Monday, November 22, 2010

The Opening Day Buck and The Lessons Learned (Part 3)

Sunday morning and I was up a full hour before my alarm, filled with new found optimism. Packing my waders, I jumped on the 4-wheeler and headed to last blood. Arriving well before the fist rays of light, I settled down under a young pine tree and quietly waited for the crows to appear. It was my hope that the sharp eyes of the crows and turkey vultures would point me to my deer. This trick had worked for me once before and I hoped it would work again. After waiting for almost an hour, the calling crows showed no set pattern and I donned the waders and headed into the alder bog. The bog was even worse than I had anticipated and visibility in the swamp grass and 10 foot tall alder saplings proved a significant challenge.

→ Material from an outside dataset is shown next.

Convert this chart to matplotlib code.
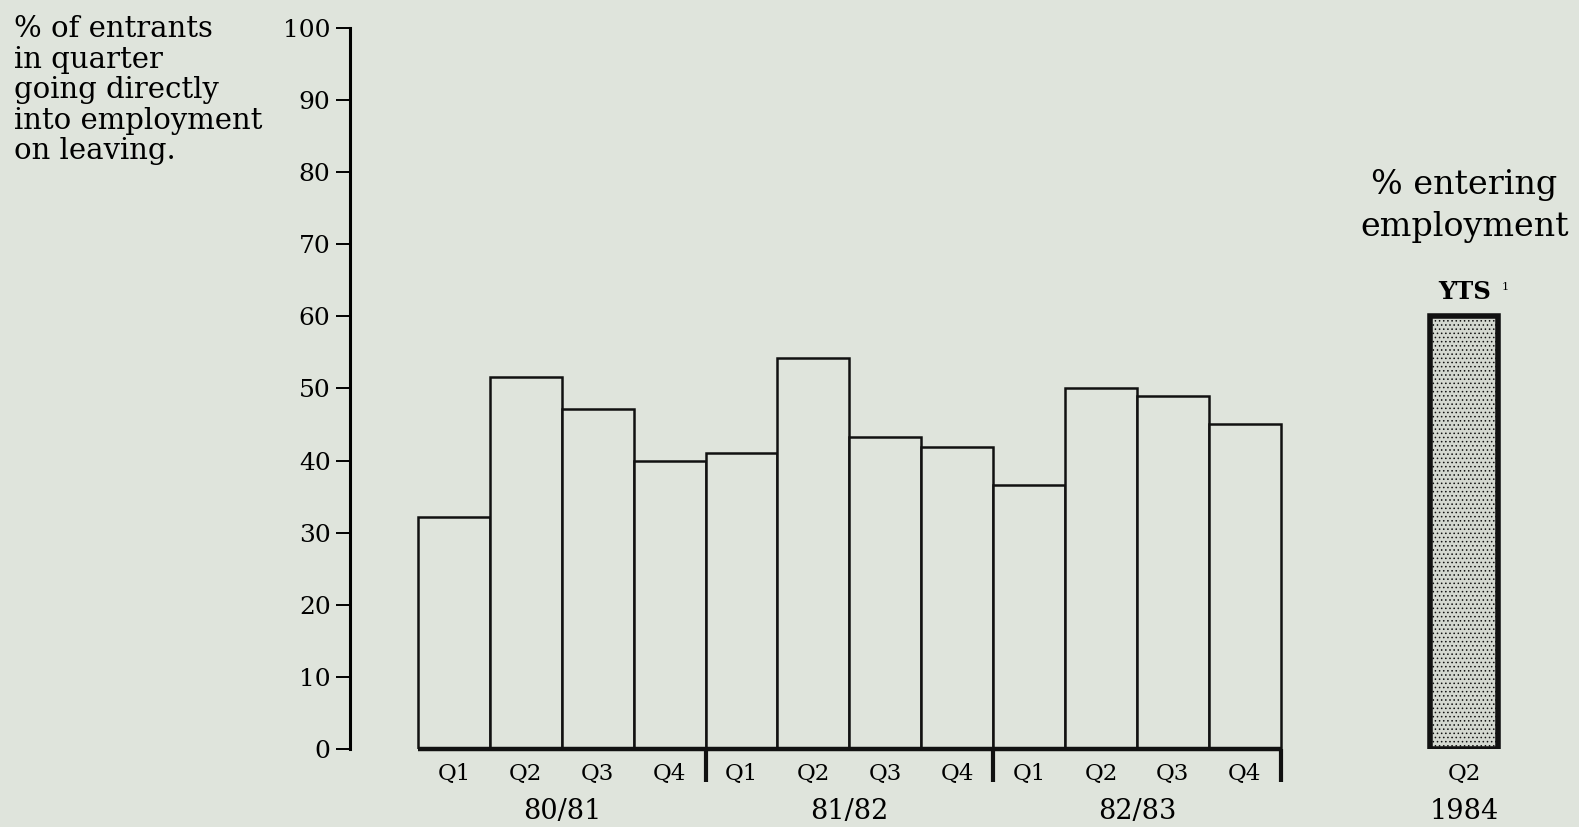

Struggling chest deep at times through the sucking mud, smelling of rotten eggs, I searched inch by inch through the bog until I was satisfied that it did not contain my deer. Frustrated by the situation, I struggled back to the shore and leaned back against a rock for a few minutes to reason out other options. I decided as a last ditch effort I would make a large swing around the perimeter of the site to determine if perhaps I would get lucky and stumble upon a hoof print in the mud or heavy indentations in the leaves. While I did find several tracks none contained blood. The heavy rains that had continued all through the night had wash away all traces.

Finally, at around 12:00 PM Sunday I returned to the house, disappointed but much wiser for the situation. Ultimately, despite how good a shot I would like to “believe” I had made, the reality had proven otherwise. Perhaps it was a small unseen branch, an adrenaline charged hand shake, a rapid pull of the trigger finger, a scope improperly set, a slip of a foot, a shot placed to low on the forward shoulder . . . the list goes on for reasons why deer are wounded each year.

The conclusion of this tale, occurred when I stopped by my neighbors on Sunday afternoon, a week from the original search, I was shocked to hear his tale of a small spike horn that had been found. A friend of a friend had been hunting approximately three miles and 180 degrees opposite the known direction the deer had last been moving and had stumbled upon the bloated carcass. Doing a little CSI investigative autopsy, he could see where a bullet had entered and clipped one lung. This certainly goes to show you the power a deer possesses even when critically wounded. Without a perfect shot that either hits the heart, both lungs or spinal column a deer is a powerful creature capable of dramatic physical feats to save its life. When hunting during the remainder of the season, please keep in mind my tale and make sure that your shots are true to save an animals possible suffering and to aid in a quick harvest. Thanks for reading!


  1. Dang it all. Well at least you know the end of the story. Trust me, it sucks not knowing...

  2. KM, yes I agree there is solace in knowing the animals suffering is over.